Император Павел I, разговаривая однажды с Львовым на разводе, облокотился на него.

– Ах, государь, – произнес с сожалением Львов, – могу ли я служить вам опорою?

Однажды Потемкин рассердился на Львова за что-то и перестал говорить, но Львов не обратил на это особенного внимания и продолжал каждый день обедать у фельдмаршала.

– Отчего ты так похудел? – спросил, наконец, его Потемкин.

– По милости вашей светлости, – отвечал сердито Львов.

– Как так?

– Если бы вы еще немного продолжали на меня дуться, то я умер бы от голода.

– Я ничего не понимаю! – возразил Потемкин. – Какое может иметь отношение к голоду моя досада на тебя?

– А вот какое, и очень важное: прежде все оставляли меня в покое и не нарушали моих занятий, а чуть только показали бы мне хребет, я не стал иметь отдыху. Едва только поднесу ко рту кусок, как его отрывают вопросами. Не смел же я не отвечать, находясь в опале.

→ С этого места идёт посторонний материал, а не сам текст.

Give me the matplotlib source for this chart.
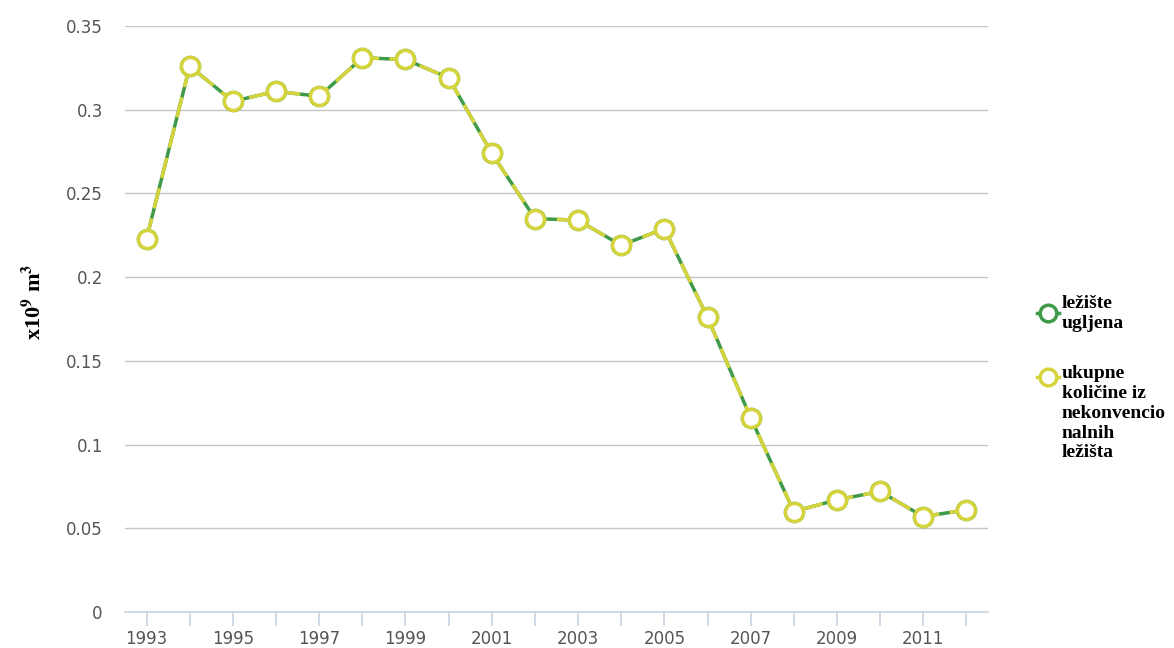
import numpy as np
import matplotlib
matplotlib.use('Agg')
import matplotlib.pyplot as plt
from matplotlib.lines import Line2D

years = list(range(1993, 2013))
coal = [0.223, 0.326, 0.305, 0.311, 0.308, 0.331, 0.330, 0.319, 0.274, 0.235,
        0.234, 0.219, 0.229, 0.176, 0.116, 0.060, 0.067, 0.072, 0.057, 0.061]
unconv = list(coal)
labels = ['ležište\nugljena', 'ukupne\nkoličine iz\nnekonvencio\nnalnih\nležišta']
tick_years = [y for y in years if y % 2 == 1]

green = '#3f9a4a'
yellow = '#d6d43c'

W, H = 1174, 648
fig = plt.figure(figsize=(W / 100, H / 100), dpi=100)
ax = fig.add_axes([125 / W, 36 / H, 863 / W, 586 / H])

ax.plot(years, coal, color=green, lw=2.5, marker='o', ms=13, mfc='white',
        mec=green, mew=2.5, zorder=3)
ax.plot(years, unconv, color=yellow, lw=2.5, ls=(0, (6, 3)), marker='o', ms=13,
        mfc='white', mec=yellow, mew=2.5, zorder=4)

ax.set_xlim(1992.5, 2012.5)
ax.set_ylim(0, 0.35)
ax.set_yticks(np.arange(0, 0.351, 0.05))
ax.set_yticklabels(['0', '0.05', '0.1', '0.15', '0.2', '0.25', '0.3', '0.35'])
ax.set_xticks(years)
ax.set_xticklabels([str(y) if y in tick_years else '' for y in years])

for s in ['top', 'right', 'left']:
    ax.spines[s].set_visible(False)
ax.spines['bottom'].set_color('#c8d4e0')
ax.spines['bottom'].set_linewidth(1.2)
ax.grid(axis='y', color='#c4c4c4', lw=1)
ax.set_axisbelow(True)
ax.tick_params(axis='x', length=10, color='#c8d4e0', width=1.2, labelsize=12,
               labelcolor='#555555', pad=3)
ax.tick_params(axis='y', length=0, labelsize=12, labelcolor='#555555', pad=16)

fig.text(34 / W, 1 - 302 / H, 'x10$^{\\mathbf{9}}$ m$^{\\mathbf{3}}$', rotation=90,
         ha='center', va='center', fontsize=16, fontweight='bold',
         family='Liberation Serif', math_fontfamily='stix')

# legend drawn by hand to follow the original layout
legend_font = {'family': 'Liberation Serif', 'weight': 'bold', 'size': 14}
entries = [(labels[0], green, 313, 295), (labels[1], yellow, 377, 365)]
for text, col, my, ty in entries:
    fig.add_artist(Line2D([1037 / W, 1059 / W], [1 - my / H, 1 - my / H],
                          transform=fig.transFigure, color=col, lw=2.5))
    fig.add_artist(Line2D([1048 / W], [1 - my / H], transform=fig.transFigure,
                          marker='o', ms=12, mfc='white', mec=col, mew=2.5))
    fig.text(1062 / W, 1 - ty / H, text, ha='left', va='top', linespacing=1.22,
             **legend_font)

fig.savefig('out.png', dpi=100)
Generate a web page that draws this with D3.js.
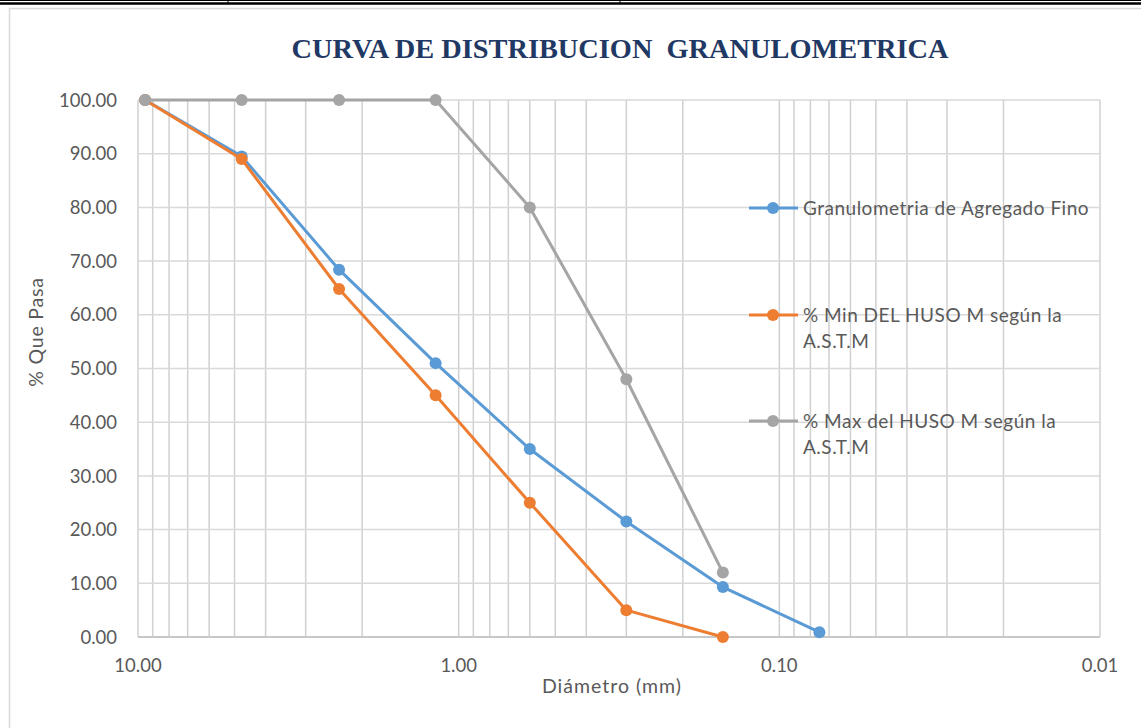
<!DOCTYPE html>
<html><head><meta charset="utf-8">
<script src="https://cdn.jsdelivr.net/npm/d3@7"></script>
<style>
html,body{margin:0;padding:0;background:#fff;}
svg{display:block;}
text{font-family:Lato,"Open Sans",sans-serif;}
</style></head>
<body>
<script>
const sieves = [9.5, 4.75, 2.36, 1.18, 0.6, 0.3, 0.15, 0.075];
const fino   = [100, 89.5, 68.4, 51.0, 35.0, 21.5, 9.3, 0.9];
const minHuso = [100, 89, 64.8, 45, 25, 5, 0];
const maxHuso = [100, 100, 100, 100, 80, 48, 12];
const seriesNames = ["Granulometria de Agregado Fino", "% Min DEL HUSO M según la|A.S.T.M", "% Max del HUSO M según la|A.S.T.M"];
const seriesColors = ["#5B9BD5", "#ED7D31", "#A5A5A5"];
const yTicks = [0,10,20,30,40,50,60,70,80,90,100];
const xTicks = [10, 1, 0.1, 0.01];

const W = 1141, H = 728;
const svg = d3.select("body").append("svg").attr("width", W).attr("height", H);

// top page lines
svg.append("line").attr("x1",0).attr("x2",W).attr("y1",0.5).attr("y2",0.5).attr("stroke","#000").attr("stroke-width",1);
svg.append("line").attr("x1",0).attr("x2",W).attr("y1",3.5).attr("y2",3.5).attr("stroke","#000").attr("stroke-width",2.5);
[228, 620].forEach(x => svg.append("line").attr("x1",x).attr("x2",x).attr("y1",0).attr("y2",3).attr("stroke","#000").attr("stroke-width",1));
// chart frame
svg.append("rect").attr("x",9.5).attr("y",8.5).attr("width",W+20).attr("height",H+20).attr("fill","none").attr("stroke","#D9D9D9").attr("stroke-width",1.5);

const L = 138, R = 1100, T = 100, B = 637;
const x = d3.scaleLog().domain([10, 0.01]).range([L, R]);
const y = d3.scaleLinear().domain([0, 100]).range([B, T]);

// gridlines
const g = svg.append("g");
const vGrid = [];
for (let e = -2; e <= 0; e++) for (let k = 1; k <= 9; k++) vGrid.push(k * Math.pow(10, e));
vGrid.push(10);
g.selectAll("line.v").data(vGrid).enter().append("line")
  .attr("x1", d => x(d)).attr("x2", d => x(d)).attr("y1", T).attr("y2", B)
  .attr("stroke", "#D0D0D0").attr("stroke-width", 1.5);
g.selectAll("line.h").data(yTicks).enter().append("line")
  .attr("x1", L).attr("x2", R).attr("y1", d => y(d)).attr("y2", d => y(d))
  .attr("stroke", "#D9D9D9").attr("stroke-width", 1.5);
g.append("line").attr("x1",L).attr("x2",R).attr("y1",B).attr("y2",B).attr("stroke","#C8C8C8").attr("stroke-width",1.8);

// axes labels
svg.append("g").selectAll("text").data(yTicks).enter().append("text")
  .attr("x", 117).attr("y", d => y(d)).attr("dy","0.36em").attr("text-anchor","end")
  .attr("font-size", 18.5).attr("fill","#595959").text(d => d3.format(".2f")(d));
svg.append("g").selectAll("text").data(xTicks).enter().append("text")
  .attr("x", d => x(d)).attr("y", 672).attr("text-anchor","middle")
  .attr("font-size", 18.5).attr("fill","#595959").text(d => d3.format(".2f")(d));

svg.append("text").attr("x", 612).attr("y", 693).attr("text-anchor","middle")
  .attr("font-size", 19.5).attr("letter-spacing", 1).attr("fill","#595959").text("Diámetro (mm)");
svg.append("text").attr("transform","translate(43,332) rotate(-90)").attr("text-anchor","middle")
  .attr("font-size", 19.5).attr("letter-spacing", 0.8).attr("fill","#595959").text("% Que Pasa");

// title
svg.append("text").attr("x", 620).attr("y", 58).attr("text-anchor","middle")
  .style("font-family", "'Liberation Serif','Times New Roman',serif").style("white-space","pre")
  .attr("font-weight","bold").attr("font-size", 28).attr("fill","#1F3864")
  .attr("textLength", 657).attr("lengthAdjust","spacingAndGlyphs")
  .text("CURVA DE DISTRIBUCION  GRANULOMETRICA");

// series
const data = [fino, minHuso, maxHuso];
const line = d3.line().x(d => x(d[0])).y(d => y(d[1]));
data.forEach((vals, i) => {
  const pts = vals.map((v, j) => [sieves[j], v]);
  const sg = svg.append("g");
  sg.append("path").attr("d", line(pts)).attr("fill","none").attr("stroke", seriesColors[i]).attr("stroke-width", 3).attr("stroke-linejoin","round");
  sg.selectAll("circle").data(pts).enter().append("circle")
    .attr("cx", d => x(d[0])).attr("cy", d => y(d[1])).attr("r", 6).attr("fill", seriesColors[i]);
});

// legend
const legY = [208, 315, 421];
seriesNames.forEach((name, i) => {
  const lg = svg.append("g");
  lg.append("line").attr("x1", 749).attr("x2", 798).attr("y1", legY[i]).attr("y2", legY[i]).attr("stroke", seriesColors[i]).attr("stroke-width", 3);
  lg.append("circle").attr("cx", 773).attr("cy", legY[i]).attr("r", 6).attr("fill", seriesColors[i]);
  name.split("|").forEach((t, k) => {
    lg.append("text").attr("x", 803).attr("y", legY[i] + k * 26).attr("dy","0.36em")
      .attr("font-size", 19).attr("letter-spacing", 0.5).attr("fill","#595959").text(t);
  });
});
</script>
</body></html>
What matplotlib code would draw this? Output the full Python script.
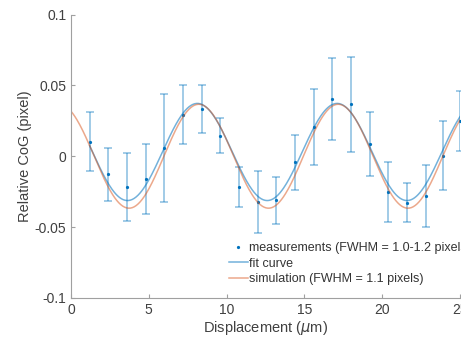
import matplotlib.pyplot as plt
import numpy as np

plt.rcParams['font.family'] = ['Liberation Sans', 'DejaVu Sans']

disp = [1.2, 2.4, 3.6, 4.8, 6.0, 7.2, 8.4, 9.6, 10.8, 12.0, 13.2,
        14.4, 15.6, 16.8, 18.0, 19.2, 20.4, 21.6, 22.8, 23.9, 25.0]
cog = [0.0104, -0.0127, -0.0214, -0.0161, 0.0059, 0.0293, 0.0332, 0.0146,
       -0.0219, -0.0323, -0.0311, -0.0042, 0.0204, 0.0405, 0.0366, 0.0085,
       -0.0252, -0.0327, -0.0283, 0.0004, 0.0248]
err = [0.0207, 0.0188, 0.0240, 0.0247, 0.0380, 0.0207, 0.0168, 0.0125,
       0.0141, 0.0217, 0.0166, 0.0193, 0.0268, 0.0290, 0.0335, 0.0228,
       0.0210, 0.0138, 0.0218, 0.0243, 0.0210]

# sine parameters: amplitude, period, position of first minimum, offset
fit_par = (0.0343, 8.98, 3.63, 0.003)
sim_par = (0.0367, 8.96, 3.73, 0.0)

def sine(x, p):
    a, per, xmin, off = p
    return off - a * np.cos(2 * np.pi * (x - xmin) / per)

blue = '#0072BD'
orange = '#D95319'

fig = plt.figure(figsize=(4.61, 3.40), dpi=100)
ax = fig.add_axes([0.154, 0.124, 0.844, 0.833])

xf = np.linspace(disp[0], disp[-1], 400)
xs = np.linspace(0, 25, 400)

ax.errorbar(disp, cog, yerr=err, fmt='none', ecolor=blue, alpha=0.4,
            elinewidth=1.3, capsize=2.6, capthick=1.3)
ax.plot(disp, cog, '.', color=blue, markersize=2.6,
        label='measurements (FWHM = 1.0-1.2 pixels)')
ax.plot(xf, sine(xf, fit_par), color=blue, alpha=0.55, lw=1.1, label='fit curve')
ax.plot(xs, sine(xs, sim_par), color=orange, alpha=0.5, lw=1.1,
        label='simulation (FWHM = 1.1 pixels)')

ax.set_xlim(0, 25)
ax.set_ylim(-0.1, 0.1)
ax.set_xticks([0, 5, 10, 15, 20, 25])
ax.set_yticks([-0.1, -0.05, 0, 0.05, 0.1])
ax.set_yticklabels(['-0.1', '-0.05', '0', '0.05', '0.1'])

for s in ['top', 'right']:
    ax.spines[s].set_visible(False)
for s in ['left', 'bottom']:
    ax.spines[s].set_color('#a0a0a0')
ax.tick_params(direction='in', length=3, color='#a0a0a0', labelcolor='#404040',
               labelsize=10)

ax.set_xlabel(r'Displacement ($\mu$m)', fontsize=10.5, color='#404040', labelpad=2)
ax.set_ylabel('Relative CoG (pixel)', fontsize=10.5, color='#404040', labelpad=2)

ax.legend(loc='upper left', bbox_to_anchor=(0.393, 0.215), frameon=False,
          fontsize=9, handlelength=1.5, handletextpad=0.1, labelspacing=0.3,
          labelcolor='#333333', borderaxespad=0)

plt.savefig('out.png')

Любимая племянница Потемкина, графиня Браницкая, забавляясь однажды при Львове примериванием разных нарядов, обернула себе голову драгоценным собольим боа.

– Как я в этом буду? – спросила она Львова, кокетничая.

– Просто будете с мехом (смехом), – отвечал он. «Какое различие между трутом и школьником? – спросил он однажды, и когда все затруднялись ответом, сказал: – То, что трут прежде высекут, а потом положат, а школьника сперва положат, а потом высекут».